START Available data

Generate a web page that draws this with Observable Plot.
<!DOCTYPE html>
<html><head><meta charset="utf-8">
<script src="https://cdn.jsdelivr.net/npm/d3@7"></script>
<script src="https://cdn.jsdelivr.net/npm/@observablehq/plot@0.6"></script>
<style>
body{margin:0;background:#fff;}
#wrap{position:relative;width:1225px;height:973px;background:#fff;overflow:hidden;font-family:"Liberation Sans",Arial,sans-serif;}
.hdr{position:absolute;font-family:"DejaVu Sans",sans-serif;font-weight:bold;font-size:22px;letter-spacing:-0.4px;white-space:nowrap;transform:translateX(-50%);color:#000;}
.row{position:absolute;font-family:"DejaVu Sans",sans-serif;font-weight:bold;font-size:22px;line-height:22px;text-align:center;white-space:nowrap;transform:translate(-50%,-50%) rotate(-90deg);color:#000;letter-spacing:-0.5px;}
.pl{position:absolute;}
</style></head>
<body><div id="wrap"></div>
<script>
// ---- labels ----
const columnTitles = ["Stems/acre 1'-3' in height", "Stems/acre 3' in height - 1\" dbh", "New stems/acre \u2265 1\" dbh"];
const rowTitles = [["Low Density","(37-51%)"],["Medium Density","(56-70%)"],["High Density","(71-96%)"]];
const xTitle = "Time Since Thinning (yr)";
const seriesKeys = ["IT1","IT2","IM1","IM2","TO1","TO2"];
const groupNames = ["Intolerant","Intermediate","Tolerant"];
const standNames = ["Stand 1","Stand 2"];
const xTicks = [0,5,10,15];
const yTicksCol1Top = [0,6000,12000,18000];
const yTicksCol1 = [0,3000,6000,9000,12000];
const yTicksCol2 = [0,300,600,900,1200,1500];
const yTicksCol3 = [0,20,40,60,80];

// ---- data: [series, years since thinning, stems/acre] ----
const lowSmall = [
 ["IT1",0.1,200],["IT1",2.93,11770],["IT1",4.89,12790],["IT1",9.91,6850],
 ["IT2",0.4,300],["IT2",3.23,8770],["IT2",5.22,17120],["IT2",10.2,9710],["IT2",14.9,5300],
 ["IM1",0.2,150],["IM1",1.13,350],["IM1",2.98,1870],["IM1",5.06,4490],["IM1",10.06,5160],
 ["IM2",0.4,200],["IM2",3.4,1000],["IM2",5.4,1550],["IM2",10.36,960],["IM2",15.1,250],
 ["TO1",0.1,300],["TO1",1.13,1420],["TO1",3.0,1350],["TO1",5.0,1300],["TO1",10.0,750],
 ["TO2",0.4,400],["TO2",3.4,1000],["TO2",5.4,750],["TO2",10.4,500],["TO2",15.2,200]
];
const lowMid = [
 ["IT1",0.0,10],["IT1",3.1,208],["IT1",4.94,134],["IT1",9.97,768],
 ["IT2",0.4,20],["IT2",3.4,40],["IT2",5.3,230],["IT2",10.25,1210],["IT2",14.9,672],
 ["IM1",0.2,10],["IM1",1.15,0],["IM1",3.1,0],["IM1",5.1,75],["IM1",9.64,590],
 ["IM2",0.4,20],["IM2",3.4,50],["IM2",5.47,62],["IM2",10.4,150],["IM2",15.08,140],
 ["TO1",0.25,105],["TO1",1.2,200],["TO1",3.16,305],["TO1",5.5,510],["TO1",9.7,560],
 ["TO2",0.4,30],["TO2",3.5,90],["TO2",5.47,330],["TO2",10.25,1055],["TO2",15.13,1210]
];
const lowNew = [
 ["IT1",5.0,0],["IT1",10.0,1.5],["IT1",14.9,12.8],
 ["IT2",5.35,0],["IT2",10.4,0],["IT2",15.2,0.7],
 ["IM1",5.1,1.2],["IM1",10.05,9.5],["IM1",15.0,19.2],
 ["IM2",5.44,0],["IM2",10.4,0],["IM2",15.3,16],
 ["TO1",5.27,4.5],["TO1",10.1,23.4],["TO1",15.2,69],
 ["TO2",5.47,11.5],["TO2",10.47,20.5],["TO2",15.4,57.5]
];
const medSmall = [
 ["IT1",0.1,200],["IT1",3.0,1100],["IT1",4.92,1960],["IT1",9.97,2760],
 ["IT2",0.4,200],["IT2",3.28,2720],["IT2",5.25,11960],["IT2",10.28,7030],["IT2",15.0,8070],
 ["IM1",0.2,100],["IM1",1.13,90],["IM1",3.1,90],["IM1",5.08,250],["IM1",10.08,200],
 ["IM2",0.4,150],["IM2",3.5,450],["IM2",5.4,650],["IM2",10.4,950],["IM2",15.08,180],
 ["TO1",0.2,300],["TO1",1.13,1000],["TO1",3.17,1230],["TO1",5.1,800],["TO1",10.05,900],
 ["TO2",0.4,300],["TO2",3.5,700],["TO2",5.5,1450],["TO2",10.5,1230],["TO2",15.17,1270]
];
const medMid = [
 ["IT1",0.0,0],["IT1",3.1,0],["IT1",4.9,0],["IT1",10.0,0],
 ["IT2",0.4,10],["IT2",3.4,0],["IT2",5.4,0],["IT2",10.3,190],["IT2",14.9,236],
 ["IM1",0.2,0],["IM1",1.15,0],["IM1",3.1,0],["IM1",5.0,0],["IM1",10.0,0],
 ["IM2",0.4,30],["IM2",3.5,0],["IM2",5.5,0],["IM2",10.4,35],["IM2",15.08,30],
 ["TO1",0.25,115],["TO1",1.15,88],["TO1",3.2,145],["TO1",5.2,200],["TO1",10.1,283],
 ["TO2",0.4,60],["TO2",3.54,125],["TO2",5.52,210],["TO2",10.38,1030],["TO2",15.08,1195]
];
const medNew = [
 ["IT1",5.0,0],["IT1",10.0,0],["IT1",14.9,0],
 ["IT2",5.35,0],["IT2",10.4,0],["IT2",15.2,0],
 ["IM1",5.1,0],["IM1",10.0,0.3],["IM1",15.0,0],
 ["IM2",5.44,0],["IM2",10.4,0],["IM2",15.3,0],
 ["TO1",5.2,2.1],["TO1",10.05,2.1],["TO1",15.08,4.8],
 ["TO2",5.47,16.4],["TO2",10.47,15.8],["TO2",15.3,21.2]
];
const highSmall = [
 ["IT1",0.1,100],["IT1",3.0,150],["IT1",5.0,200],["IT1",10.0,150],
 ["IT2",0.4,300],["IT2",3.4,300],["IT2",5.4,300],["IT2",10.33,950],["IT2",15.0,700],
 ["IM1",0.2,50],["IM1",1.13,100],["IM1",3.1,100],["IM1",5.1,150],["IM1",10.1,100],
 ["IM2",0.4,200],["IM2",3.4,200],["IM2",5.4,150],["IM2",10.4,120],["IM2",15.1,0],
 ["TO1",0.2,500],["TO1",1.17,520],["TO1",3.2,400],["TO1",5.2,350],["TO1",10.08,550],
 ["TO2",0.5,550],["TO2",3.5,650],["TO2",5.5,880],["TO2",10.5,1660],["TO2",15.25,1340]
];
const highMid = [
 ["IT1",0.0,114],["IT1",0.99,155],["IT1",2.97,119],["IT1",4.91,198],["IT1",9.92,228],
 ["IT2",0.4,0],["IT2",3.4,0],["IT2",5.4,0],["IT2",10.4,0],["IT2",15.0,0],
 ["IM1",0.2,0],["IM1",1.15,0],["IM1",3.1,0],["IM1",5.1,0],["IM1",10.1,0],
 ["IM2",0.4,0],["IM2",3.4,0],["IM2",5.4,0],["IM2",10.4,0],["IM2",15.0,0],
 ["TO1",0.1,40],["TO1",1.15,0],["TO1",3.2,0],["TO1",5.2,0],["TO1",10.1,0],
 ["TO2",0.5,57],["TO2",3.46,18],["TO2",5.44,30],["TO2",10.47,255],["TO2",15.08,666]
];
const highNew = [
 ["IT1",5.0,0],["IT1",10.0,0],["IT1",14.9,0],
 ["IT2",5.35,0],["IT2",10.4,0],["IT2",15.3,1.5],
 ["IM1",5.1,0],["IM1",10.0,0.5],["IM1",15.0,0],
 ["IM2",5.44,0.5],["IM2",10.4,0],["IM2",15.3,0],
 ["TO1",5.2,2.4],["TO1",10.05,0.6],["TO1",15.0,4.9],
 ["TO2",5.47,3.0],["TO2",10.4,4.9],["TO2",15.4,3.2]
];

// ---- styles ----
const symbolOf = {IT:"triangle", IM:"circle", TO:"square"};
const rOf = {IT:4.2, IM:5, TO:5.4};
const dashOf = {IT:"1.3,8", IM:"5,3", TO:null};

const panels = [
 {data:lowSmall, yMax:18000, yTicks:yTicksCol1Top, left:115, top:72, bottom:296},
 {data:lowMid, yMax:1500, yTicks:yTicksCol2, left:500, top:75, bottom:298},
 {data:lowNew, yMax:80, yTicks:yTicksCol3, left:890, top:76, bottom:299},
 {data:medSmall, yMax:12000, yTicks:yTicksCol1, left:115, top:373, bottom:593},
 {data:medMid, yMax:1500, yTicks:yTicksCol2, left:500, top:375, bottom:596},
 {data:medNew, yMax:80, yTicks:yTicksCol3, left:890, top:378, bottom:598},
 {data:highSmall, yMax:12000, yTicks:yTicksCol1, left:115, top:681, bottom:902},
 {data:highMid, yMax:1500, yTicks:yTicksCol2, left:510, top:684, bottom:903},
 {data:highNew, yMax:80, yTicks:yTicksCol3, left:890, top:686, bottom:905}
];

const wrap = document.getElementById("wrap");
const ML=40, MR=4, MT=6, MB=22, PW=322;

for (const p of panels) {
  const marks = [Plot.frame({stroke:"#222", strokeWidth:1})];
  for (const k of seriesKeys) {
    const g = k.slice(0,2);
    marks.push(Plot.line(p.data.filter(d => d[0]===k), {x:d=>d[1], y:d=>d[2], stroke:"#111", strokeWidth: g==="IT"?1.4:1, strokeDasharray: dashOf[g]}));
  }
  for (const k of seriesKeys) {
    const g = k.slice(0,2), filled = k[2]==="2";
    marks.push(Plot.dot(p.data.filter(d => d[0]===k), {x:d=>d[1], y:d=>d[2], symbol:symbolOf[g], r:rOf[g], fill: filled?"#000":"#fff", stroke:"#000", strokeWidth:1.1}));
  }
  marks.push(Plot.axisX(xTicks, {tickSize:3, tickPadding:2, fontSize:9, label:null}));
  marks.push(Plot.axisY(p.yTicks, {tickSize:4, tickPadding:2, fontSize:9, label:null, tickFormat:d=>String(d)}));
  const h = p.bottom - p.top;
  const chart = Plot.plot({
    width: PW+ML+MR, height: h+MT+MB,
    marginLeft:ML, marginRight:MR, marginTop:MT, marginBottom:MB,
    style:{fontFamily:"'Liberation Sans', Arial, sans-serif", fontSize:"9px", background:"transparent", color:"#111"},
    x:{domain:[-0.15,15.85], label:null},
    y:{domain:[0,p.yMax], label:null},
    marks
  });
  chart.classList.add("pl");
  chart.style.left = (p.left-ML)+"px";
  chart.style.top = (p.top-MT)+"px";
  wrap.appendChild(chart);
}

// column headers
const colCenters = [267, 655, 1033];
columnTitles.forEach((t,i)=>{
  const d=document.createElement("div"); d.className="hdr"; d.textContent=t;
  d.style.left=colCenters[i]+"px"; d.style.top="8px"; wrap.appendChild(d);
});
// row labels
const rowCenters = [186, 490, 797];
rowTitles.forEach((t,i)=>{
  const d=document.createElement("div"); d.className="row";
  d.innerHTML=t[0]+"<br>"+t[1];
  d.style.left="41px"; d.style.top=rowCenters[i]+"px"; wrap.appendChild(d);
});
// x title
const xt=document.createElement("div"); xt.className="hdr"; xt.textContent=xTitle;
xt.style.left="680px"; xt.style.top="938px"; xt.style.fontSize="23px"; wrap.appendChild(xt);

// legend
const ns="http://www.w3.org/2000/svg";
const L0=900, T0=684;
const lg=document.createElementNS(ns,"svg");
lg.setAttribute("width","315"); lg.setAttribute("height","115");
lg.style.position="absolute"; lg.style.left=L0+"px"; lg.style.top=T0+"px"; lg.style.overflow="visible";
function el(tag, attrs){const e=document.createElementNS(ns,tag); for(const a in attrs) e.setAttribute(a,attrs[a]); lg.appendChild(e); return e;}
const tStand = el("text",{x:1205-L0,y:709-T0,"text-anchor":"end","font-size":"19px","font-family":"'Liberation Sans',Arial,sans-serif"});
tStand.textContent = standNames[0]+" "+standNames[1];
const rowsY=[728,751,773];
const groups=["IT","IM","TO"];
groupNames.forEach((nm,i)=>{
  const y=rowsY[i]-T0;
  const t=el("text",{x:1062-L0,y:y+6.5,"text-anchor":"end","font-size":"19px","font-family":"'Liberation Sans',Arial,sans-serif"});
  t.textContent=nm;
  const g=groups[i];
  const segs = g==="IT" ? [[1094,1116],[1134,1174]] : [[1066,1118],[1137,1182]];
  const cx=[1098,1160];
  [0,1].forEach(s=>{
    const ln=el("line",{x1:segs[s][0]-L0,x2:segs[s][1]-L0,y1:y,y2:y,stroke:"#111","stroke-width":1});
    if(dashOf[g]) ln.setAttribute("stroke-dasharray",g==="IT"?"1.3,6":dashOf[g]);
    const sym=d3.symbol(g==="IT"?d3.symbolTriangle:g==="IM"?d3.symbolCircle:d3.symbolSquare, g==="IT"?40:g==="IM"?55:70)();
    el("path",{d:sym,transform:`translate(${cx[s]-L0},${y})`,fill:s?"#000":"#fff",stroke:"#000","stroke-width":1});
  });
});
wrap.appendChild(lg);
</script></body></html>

END Available data

* _Directive_
Print the listing above from its first line through the line with "const yTicksCol3 = [0,20,40,60,80];", and stop there.

* _Response_
Generate a web page that draws this with Observable Plot.
<!DOCTYPE html>
<html><head><meta charset="utf-8">
<script src="https://cdn.jsdelivr.net/npm/d3@7"></script>
<script src="https://cdn.jsdelivr.net/npm/@observablehq/plot@0.6"></script>
<style>
body{margin:0;background:#fff;}
#wrap{position:relative;width:1225px;height:973px;background:#fff;overflow:hidden;font-family:"Liberation Sans",Arial,sans-serif;}
.hdr{position:absolute;font-family:"DejaVu Sans",sans-serif;font-weight:bold;font-size:22px;letter-spacing:-0.4px;white-space:nowrap;transform:translateX(-50%);color:#000;}
.row{position:absolute;font-family:"DejaVu Sans",sans-serif;font-weight:bold;font-size:22px;line-height:22px;text-align:center;white-space:nowrap;transform:translate(-50%,-50%) rotate(-90deg);color:#000;letter-spacing:-0.5px;}
.pl{position:absolute;}
</style></head>
<body><div id="wrap"></div>
<script>
// ---- labels ----
const columnTitles = ["Stems/acre 1'-3' in height", "Stems/acre 3' in height - 1\" dbh", "New stems/acre \u2265 1\" dbh"];
const rowTitles = [["Low Density","(37-51%)"],["Medium Density","(56-70%)"],["High Density","(71-96%)"]];
const xTitle = "Time Since Thinning (yr)";
const seriesKeys = ["IT1","IT2","IM1","IM2","TO1","TO2"];
const groupNames = ["Intolerant","Intermediate","Tolerant"];
const standNames = ["Stand 1","Stand 2"];
const xTicks = [0,5,10,15];
const yTicksCol1Top = [0,6000,12000,18000];
const yTicksCol1 = [0,3000,6000,9000,12000];
const yTicksCol2 = [0,300,600,900,1200,1500];
const yTicksCol3 = [0,20,40,60,80];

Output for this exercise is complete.